As you can see, spring has full on sprung in Williamsburg and I imagine it is that way around most parts of the country. Jeremy and I did a quick 5-mile run that didn’t involve clambering over snow or scrambling up rocky trails (crazy, I know) and gave us green-out because everything is so leafy and springy. Dad took us night-fishing and we caught and released a couple of channel cats (catfish). We met with neighbors over cocktails and shared a dinner with a longtime family friend. I cooked red wine braised short ribs for my parents. And we watched The Revenant, which made me homesick for the American West. Also, I couldn’t wait to get back to my little pup pup who was living it up at doggy camp with all of her pals.

post bath, pre-treats



Around this time last year, we were prepping our house and our lives to welcome little Neva. We knew full well that our freedom was limited, so we got our last spring backcountry ski trips and trail runs in, we enjoyed some meals out, and I shot a lot of recipes. But one recipe in particular was begging to be made. If you know anything about me, you know that I am crazy for huckleberries. [The thought had occurred to me to change this blog to Use Real Huckleberries, but I am still quite devoted to butter.] One day, a search for “huckleberry brioche” brought me to a million blueberry brioche recipes. How is that? The blueberry brioche recipe came from a cookbook by the name of Huckleberry, which was written by the owner of a Santa Monica bakery, Huckleberry. Well, I didn’t want to make blueberry brioche, but blueberries are often substituted for huckleberries, which are harder to come by (but so much better than blueberries), so why not substitute hucks for blues? Why not! Of course, if you don’t have hucks – you can always make the recipe as it was originally intended.
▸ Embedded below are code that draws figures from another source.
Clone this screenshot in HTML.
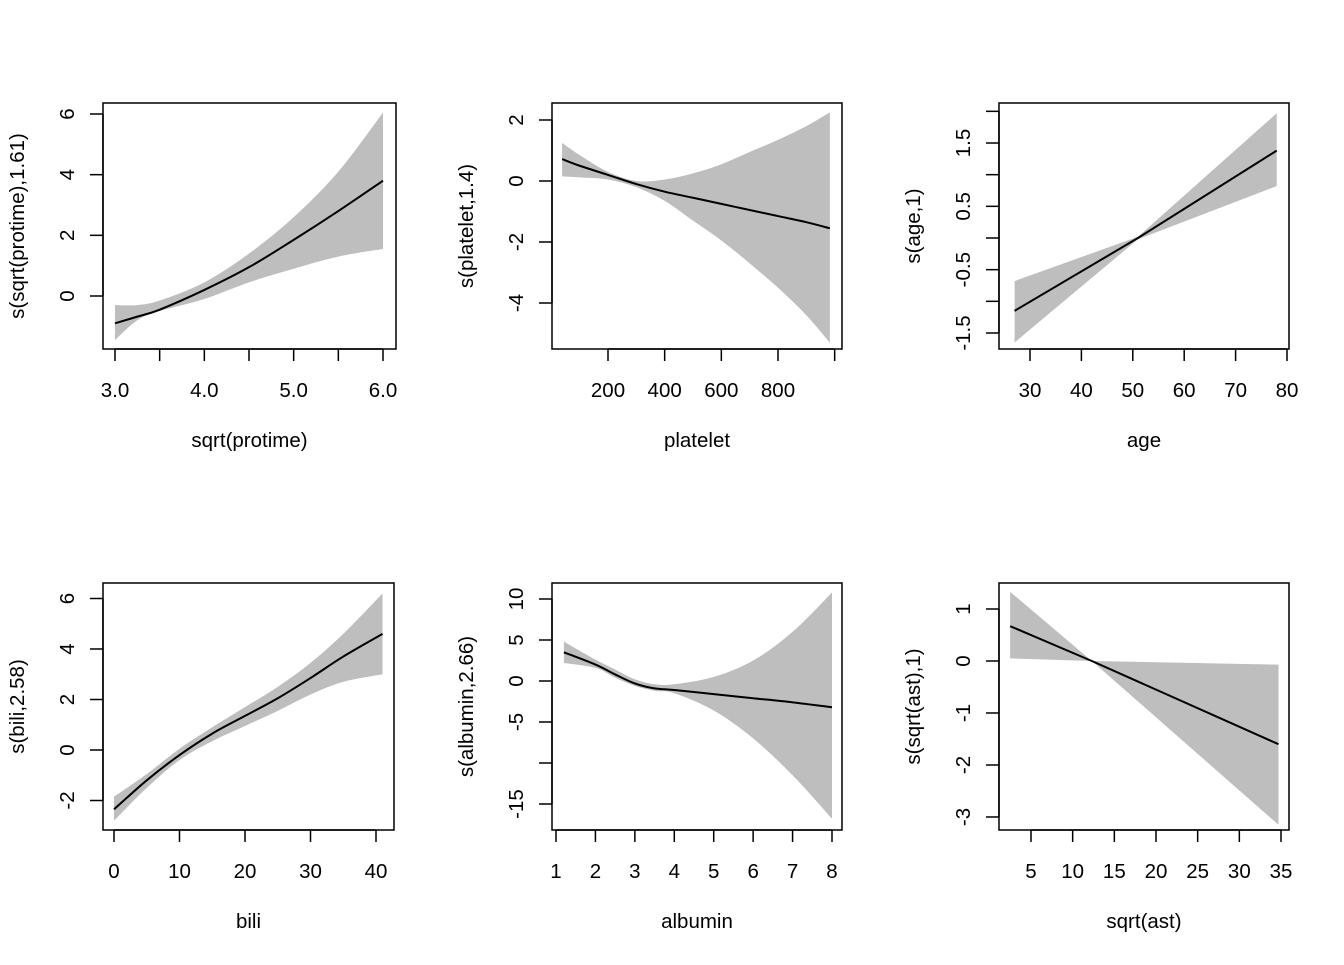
<!DOCTYPE html>
<html><head><meta charset="utf-8">
<style>
html,body{margin:0;padding:0;background:#fff;}
svg text{font-family:"Liberation Sans",Arial,sans-serif;font-size:20.5px;fill:#000;}
</style></head>
<body>
<svg id="chart" width="1344" height="960" xmlns="http://www.w3.org/2000/svg"></svg>
<script>
// ---- Panel 1: sqrt(protime)
const p1X = [3.0, 3.25, 3.5, 4.0, 4.5, 5.0, 5.5, 6.0];
const p1Fit = [-0.9, -0.68, -0.45, 0.2, 0.95, 1.85, 2.8, 3.8];
const p1Up = [-0.3, -0.3, -0.15, 0.45, 1.4, 2.6, 4.1, 6.05];
const p1Lo = [-1.45, -0.8, -0.5, -0.1, 0.45, 0.9, 1.3, 1.55];
const p1XTicks = [3.0, 3.5, 4.0, 4.5, 5.0, 5.5, 6.0];
const p1XLabels = ["3.0", "", "4.0", "", "5.0", "", "6.0"];
const p1YTicks = [0, 2, 4, 6];
const p1YLabels = ["0", "2", "4", "6"];
// ---- Panel 2: platelet
const p2X = [38, 100, 200, 300, 400, 500, 600, 700, 800, 900, 983];
const p2Fit = [0.72, 0.5, 0.2, -0.1, -0.35, -0.55, -0.75, -0.95, -1.15, -1.35, -1.55];
const p2Up = [1.25, 0.85, 0.3, 0.0, 0.05, 0.25, 0.55, 0.95, 1.35, 1.8, 2.25];
const p2Lo = [0.15, 0.12, 0.05, -0.2, -0.65, -1.3, -1.95, -2.7, -3.5, -4.4, -5.3];
const p2XTicks = [200, 400, 600, 800, 1000];
const p2XLabels = ["200", "400", "600", "800", ""];
const p2YTicks = [-4, -2, 0, 2];
const p2YLabels = ["-4", "-2", "0", "2"];
// ---- Panel 3: age
const p3X = [27, 51, 78];
const p3Fit = [-1.15, 0, 1.38];
const p3Up = [-0.68, 0.02, 1.97];
const p3Lo = [-1.65, -0.02, 0.82];
const p3XTicks = [30, 40, 50, 60, 70, 80];
const p3XLabels = ["30", "40", "50", "60", "70", "80"];
const p3YTicks = [-1.5, -1.0, -0.5, 0, 0.5, 1.0, 1.5, 2.0];
const p3YLabels = ["-1.5", "", "-0.5", "", "0.5", "", "1.5", ""];
// ---- Panel 4: bili
const p4X = [0, 5, 10, 15, 20, 25, 30, 35, 41];
const p4Fit = [-2.35, -1.2, -0.2, 0.65, 1.35, 2.05, 2.85, 3.7, 4.6];
const p4Up = [-1.85, -0.95, 0.05, 0.9, 1.7, 2.5, 3.45, 4.6, 6.2];
const p4Lo = [-2.8, -1.5, -0.4, 0.35, 0.95, 1.55, 2.2, 2.7, 3.0];
const p4XTicks = [0, 10, 20, 30, 40];
const p4XLabels = ["0", "10", "20", "30", "40"];
const p4YTicks = [-2, 0, 2, 4, 6];
const p4YLabels = ["-2", "0", "2", "4", "6"];
// ---- Panel 5: albumin
const p5X = [1.2, 2, 2.5, 3, 3.5, 4, 5, 6, 7, 8];
const p5Fit = [3.5, 2, 0.8, -0.3, -0.9, -1.1, -1.6, -2.1, -2.6, -3.2];
const p5Up = [4.8, 2.6, 1.4, 0.2, -0.4, -0.4, 0.5, 2.5, 6, 10.8];
const p5Lo = [2.2, 1.6, 0.4, -0.6, -1.2, -1.5, -3.6, -7, -11.5, -16.8];
const p5XTicks = [1, 2, 3, 4, 5, 6, 7, 8];
const p5XLabels = ["1", "2", "3", "4", "5", "6", "7", "8"];
const p5YTicks = [-15, -10, -5, 0, 5, 10];
const p5YLabels = ["-15", "", "-5", "0", "5", "10"];
// ---- Panel 6: sqrt(ast)
const p6X = [2.5, 12.3, 34.7];
const p6Fit = [0.67, 0, -1.6];
const p6Up = [1.33, 0.0, -0.07];
const p6Lo = [0.05, 0.0, -3.15];
const p6XTicks = [5, 10, 15, 20, 25, 30, 35];
const p6XLabels = ["5", "10", "15", "20", "25", "30", "35"];
const p6YTicks = [-3, -2, -1, 0, 1];
const p6YLabels = ["-3", "-2", "-1", "0", "1"];

const NS = "http://www.w3.org/2000/svg";
const svg = document.getElementById("chart");
function mk(tag, attrs, parent) {
  const e = document.createElementNS(NS, tag);
  for (const k in attrs) e.setAttribute(k, attrs[k]);
  parent.appendChild(e);
  return e;
}
function lin(d0, d1, r0, r1) { return v => r0 + (v - d0) * (r1 - r0) / (d1 - d0); }
// Catmull-Rom smoothing of pixel points into cubic path segments
function smooth(pts, move) {
  let d = (move ? "M" : "L") + pts[0][0] + "," + pts[0][1];
  for (let i = 0; i < pts.length - 1; i++) {
    const p0 = pts[i - 1] || pts[i], p1 = pts[i], p2 = pts[i + 1], p3 = pts[i + 2] || p2;
    const c1x = p1[0] + (p2[0] - p0[0]) / 6, c1y = p1[1] + (p2[1] - p0[1]) / 6;
    const c2x = p2[0] - (p3[0] - p1[0]) / 6, c2y = p2[1] - (p3[1] - p1[1]) / 6;
    d += " C" + c1x + "," + c1y + " " + c2x + "," + c2y + " " + p2[0] + "," + p2[1];
  }
  return d;
}

const panels = [
  {name:"protime", box:[103,103,396,349], xm:[3,115,6,383], ym:[0,296,6,114], X:p1X, F:p1Fit, U:p1Up, L:p1Lo, xt:p1XTicks, xl:p1XLabels, yt:p1YTicks, yl:p1YLabels, xlab:"sqrt(protime)", ylab:"s(sqrt(protime),1.61)"},
  {name:"platelet", box:[552,103,842,349], xm:[200,608,800,778], ym:[0,181,2,120], X:p2X, F:p2Fit, U:p2Up, L:p2Lo, xt:p2XTicks, xl:p2XLabels, yt:p2YTicks, yl:p2YLabels, xlab:"platelet", ylab:"s(platelet,1.4)"},
  {name:"age", box:[999,103,1289,349], xm:[30,1030,80,1287], ym:[-1.5,333,1.5,143], X:p3X, F:p3Fit, U:p3Up, L:p3Lo, xt:p3XTicks, xl:p3XLabels, yt:p3YTicks, yl:p3YLabels, xlab:"age", ylab:"s(age,1)"},
  {name:"bili", box:[103,583,394,830], xm:[0,114,40,376], ym:[0,750,4,649], X:p4X, F:p4Fit, U:p4Up, L:p4Lo, xt:p4XTicks, xl:p4XLabels, yt:p4YTicks, yl:p4YLabels, xlab:"bili", ylab:"s(bili,2.58)"},
  {name:"albumin", box:[552,583,842,830], xm:[1,556,8,832], ym:[0,681,10,599], X:p5X, F:p5Fit, U:p5Up, L:p5Lo, xt:p5XTicks, xl:p5XLabels, yt:p5YTicks, yl:p5YLabels, xlab:"albumin", ylab:"s(albumin,2.66)"},
  {name:"ast", box:[999,583,1289,830], xm:[5,1031,35,1281], ym:[0,661,1,609], X:p6X, F:p6Fit, U:p6Up, L:p6Lo, xt:p6XTicks, xl:p6XLabels, yt:p6YTicks, yl:p6YLabels, xlab:"sqrt(ast)", ylab:"s(sqrt(ast),1)"}
];

panels.forEach(p => {
  const g = mk("g", {}, svg);
  
  
  const sx = lin(p.xm[0], p.xm[2], p.xm[1], p.xm[3]);
  const sy = lin(p.ym[0], p.ym[2], p.ym[1], p.ym[3]);
  const [x0, y0, x1, y1] = p.box;
  const up = p.X.map((x, i) => [sx(x), sy(p.U[i])]);
  const lo = p.X.map((x, i) => [sx(x), sy(p.L[i])]).reverse();
  const lin2 = p.X.length <= 3;
  const bandD = lin2
    ? "M" + up.concat(lo).map(q => q[0] + "," + q[1]).join(" L") + " Z"
    : smooth(up, true) + " " + smooth(lo, false) + " Z";
  const band = mk("path", {d: bandD, fill: "#bebebe", stroke: "none"}, g);
  
  
  const fp = p.X.map((x, i) => [sx(x), sy(p.F[i])]);
  const fd = lin2 ? "M" + fp.map(q => q[0] + "," + q[1]).join(" L") : smooth(fp, true);
  const line = mk("path", {d: fd, fill: "none", stroke: "#000", "stroke-width": 2}, g);
  
  
  const box = mk("rect", {x: x0, y: y0, width: x1 - x0, height: y1 - y0, fill: "none", stroke: "#000", "stroke-width": 1.5}, g);
  
  
  const xa = mk("g", {}, g);
  
  
  mk("line", {x1: sx(p.xt[0]), x2: sx(p.xt[p.xt.length-1]), y1: y1, y2: y1, stroke: "#000", "stroke-width": 1.5}, xa);
  p.xt.forEach((t, i) => {
    mk("line", {x1: sx(t), x2: sx(t), y1: y1, y2: y1 + 12, stroke: "#000", "stroke-width": 1.5}, xa);
    if (p.xl[i]) {
      const tx = mk("text", {x: sx(t), y: y1 + 48, "text-anchor": "middle"}, xa);
      tx.textContent = p.xl[i];
      
      
    }
  });
  const xt = mk("text", {x: (x0 + x1) / 2, y: y1 + 98, "text-anchor": "middle"}, g);
  xt.textContent = p.xlab;
  
  
  const ya = mk("g", {}, g);
  
  
  mk("line", {x1: x0, x2: x0, y1: sy(p.yt[0]), y2: sy(p.yt[p.yt.length-1]), stroke: "#000", "stroke-width": 1.5}, ya);
  p.yt.forEach((t, i) => {
    mk("line", {x1: x0 - 13, x2: x0, y1: sy(t), y2: sy(t), stroke: "#000", "stroke-width": 1.5}, ya);
    if (p.yl[i]) {
      const lx = x0 - 29, ly = sy(t);
      const ty = mk("text", {x: lx, y: ly, "text-anchor": "middle", transform: "rotate(-90 " + lx + " " + ly + ")"}, ya);
      ty.textContent = p.yl[i];
      
      
    }
  });
  const yx = x0 - 79, yy = (y0 + y1) / 2;
  const yt = mk("text", {x: yx, y: yy, "text-anchor": "middle", transform: "rotate(-90 " + yx + " " + yy + ")"}, g);
  yt.textContent = p.ylab;
  
  
});
</script>
</body></html>
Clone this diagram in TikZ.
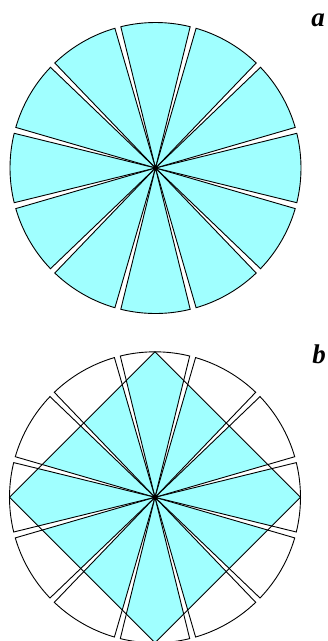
\documentclass[tikz,border=0pt]{standalone}
\usepackage{fontspec}
\setmainfont{Liberation Serif}
\usetikzlibrary{calc}
\definecolor{cy}{RGB}{160,255,255}
\begin{document}
\begin{tikzpicture}[x=1pt,y=1pt,
  sectorline/.style={draw=black, line width=0.9pt, line join=miter},
  lbl/.style={font=\bfseries\itshape\fontsize{27}{27}\selectfont, anchor=base, inner sep=0pt}]
\useasboundingbox (0,-641) rectangle (328,0);
\def\R{145.5}
\def\h{13.8}
% ---------- a ----------
\coordinate (ca) at (155.5,-168);
\foreach \k in {0,...,11} {
  \pgfmathsetmacro\a{90+30*\k-\h}
  \pgfmathsetmacro\b{90+30*\k+\h}
  \filldraw[sectorline, fill=cy] (ca) -- ++(\a:\R) arc[start angle=\a, end angle=\b, radius=\R] -- cycle;
}
\fill (ca) circle (2);
\node[lbl] (la) at (318,-26) {a};
% ---------- b ----------
\coordinate (cb) at (155,-497.3);
\coordinate (dt) at ($(cb)+(0,\R)$);
\coordinate (dl) at ($(cb)+(-\R,0)$);
\coordinate (db) at ($(cb)+(0,-\R)$);
\coordinate (dr) at ($(cb)+(\R,0)$);
\foreach \k in {0,...,11} {
  \pgfmathsetmacro\a{90+30*\k-\h}
  \pgfmathsetmacro\b{90+30*\k+\h}
  \begin{scope}
    \clip (cb) -- ++(\a:\R) arc[start angle=\a, end angle=\b, radius=\R] -- cycle;
    \fill[cy] (dt) -- (dl) -- (db) -- (dr) -- cycle;
  \end{scope}
  \draw[sectorline] (cb) -- ++(\a:\R) arc[start angle=\a, end angle=\b, radius=\R] -- cycle;
}
\draw[sectorline] (dt) -- (dl) -- (db) -- (dr) -- cycle;
\fill (cb) circle (2);
\node[lbl] (lb) at (319,-363) {b};
\end{tikzpicture}
\end{document}
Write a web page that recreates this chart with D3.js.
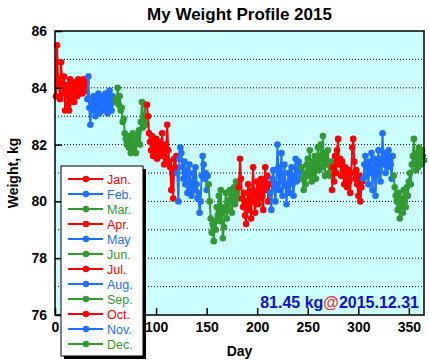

huckleberries, lemon, yeast, sugar, bread flour, all-purpose flour, butter, eggs, salt, milk, cream, egg yolks



There was a major snafu from the beginning and that was because there is an error in the original recipe. The flours were listed by weight and volume. The volumes were correct, but the weights were not. Unfortunately, I mostly go by weight when possible, so my dough looked really dry and wrong. I stopped before adding the butter and looked online for clues. Apparently, the cookbook has a number of errors that people were (rightfully) upset about. The weights for the flours were doubled in the blueberry brioche recipe. Luckily, I caught it in time to double the rest of the ingredients. I wound up with two loaves instead of wasting my precious ingredients. Still, I would have liked to dope slap the editor.

Fresh berries are going to give you the best results. In April, my only choice was to use frozen huckleberries, but my reasoning went like this: the fresh berries are placed in the freezer while the dough is being prepared, so the berries are partially frozen when you use them. My berries were just MORE frozen. See? I’ll tell you why it makes a difference and how to counter the effects a few paragraphs down. If you can use fresh, use fresh – but frozen will work in a pinch.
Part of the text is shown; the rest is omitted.